Returning to my personal example of racing, physical exercise is a type of the diverse experience that Steve Jobs mentioned as a way to maintain creativity. Driving acar at their limits of traction is strenuous on the body due to gravitational forces. Race car driving is a physical activity even though one sits in a seat and moves a wheel plus shifter. After a couple experiences on the track I quickly came to grips with this fact and began to exercise with the sole intention of improving my driving ability. I diversified my driving practice to include running and weight training. As my physical health improved, so did my driving technique and ability to accomplish new challenges, such as pushing the car to further limits of traction. Before, my abdominal muscles told me the G-forces I was pushing in a turn must be the maximum the car could handle.However, after strength training, my muscles no longer “spoke” for my driving technique, but instead I listened to the tires, who were more accurate indicators of traction.
Summary
The aim of this paper was to demonstrate mastery as a process achieved through articulation of a strategy. The goal of the strategy is creating a continuous loop of dedicated learning based on preparation and diligent work, realistic goal accomplishment, and continuous addition of complexities.
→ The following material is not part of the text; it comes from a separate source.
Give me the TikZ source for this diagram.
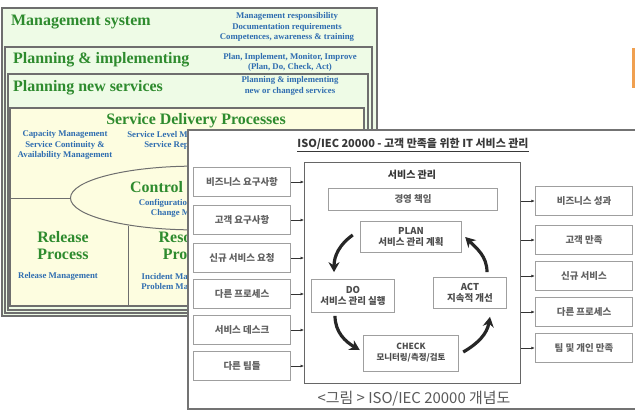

Our experiences create and inform our memories. We can then use these memories to perform tasks, and if this task is one that delivers personally meaning, we are dedicated to accomplishing this task well. Executing a authentic task requires devotion and an elevation of effort- the task becomes identity work. Once we achieve a level of identity association, approaching the task with constant acceptance of new challenges allows for one to allocate huge sums of hours towards the task. And in this process we accomplish several sub-tasks all on the path to mastering the desired task. This is not only a process of mastery, it is a process of happiness. If the task has meaning, then one must simply diversify the experience to achieve happiness. And if one is unhappy, then they need to experience more to find meaning in a task. Live and experience- the foundation of mastery.